A Decade Later
I think: this time, I’m here, I’m swimming,
I’m coming back to shore, I’ll see my friends
Who weathered the storm, went under, resurfaced.
Knew what it meant.
Memories from Hurricane Katrina

This weekend my family and I drove to New Orleans for our last weekend away before the semester kicks into full swing. We make this trip quite often, as the “crescent city” is not far from our home. This most recent weekend trip, however, held a different significance for me. It felt strange somehow. I think it is because this coming week is the tenth anniversary of Katrina.
Every time we drive to New Orleans from our home in South Mississippi, we are aware of the remnants of Katrina. The houses that were not rebuilt. The areas that remain abandoned and economically depressed. But it is easy to drive through these areas and forget about them once we enter the Disneyfied French Quarter. My husband took our daughters to a Saints game in the Superdome—the same Superdome that housed the estimated 30,000 individuals who did not evacuate and were left in squalor for days. I wonder if my daughters know what happened there. I do not think they do, nor do I think they would completely grasp the situation if I explained it.
My oldest daughter turned one the weekend Katrina pummeled the gulf coast. We had her birthday celebration at my parents’ home in Biloxi, Mississippi. We drove back home that Saturday after the party and decided that we would evacuate. I was still nursing our daughter and according to the news we might lose power for two days. I was not excited about the thought of nursing this child in the sweltering heat of August—even if for only two days. We left to stay with friends in Tupelo that day, and my parents chose to evacuate to Mobile, Alabama to stay with my sister.
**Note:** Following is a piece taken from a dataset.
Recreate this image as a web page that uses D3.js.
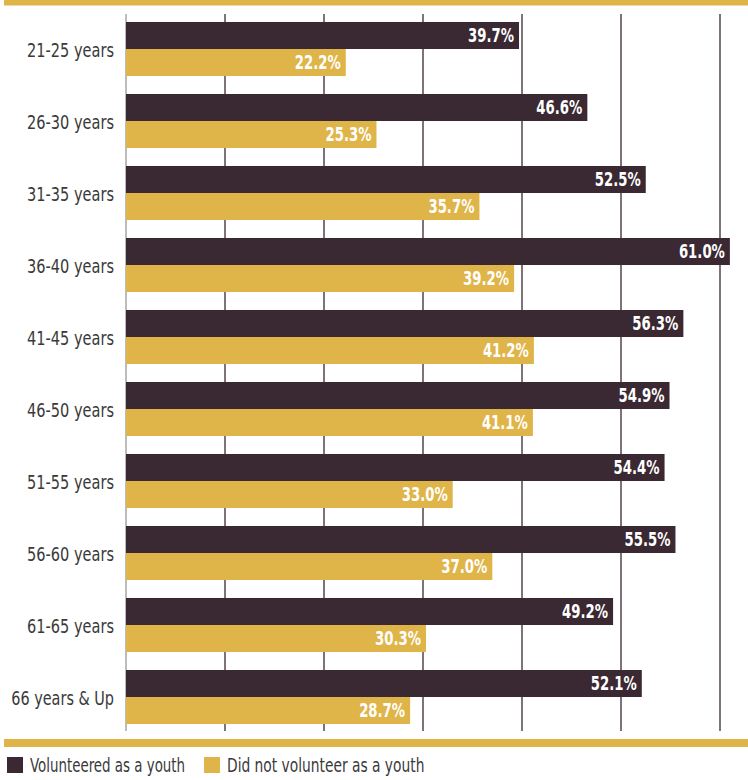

My parents lost most of their possessions on August 29th when the storm surge flooded their home and washed their neighbors into my parents’ living room. The neighbors rode out the storm sitting on my parents’ kitchen counter and drinking the bottled coca-colas left over from our daughter’s party. My husband, daughter, and I were able to return to our home in south Mississippi a little less than two weeks later. We had only minor damage. We had friends across the coast who lost everything.
My daughter turns eleven this coming week. We are having her party in New Orleans on the anniversary of Katrina’s landfall. I am not sure how to feel about this coincidence. If all goes as planned, my youngest daughter will receive her first dose of KRN-23 the day prior. Consequently, it will be a weekend comprised of old and new. A weekend of celebration and hope. A weekend of sweet memories and a weekend of sadness. We no longer have pictures of my childhood birthday parties. They were washed away. I will live vicariously through my daughters, I suppose. And I will remind them that pictures can be washed away so they must make memories that remain with them forever.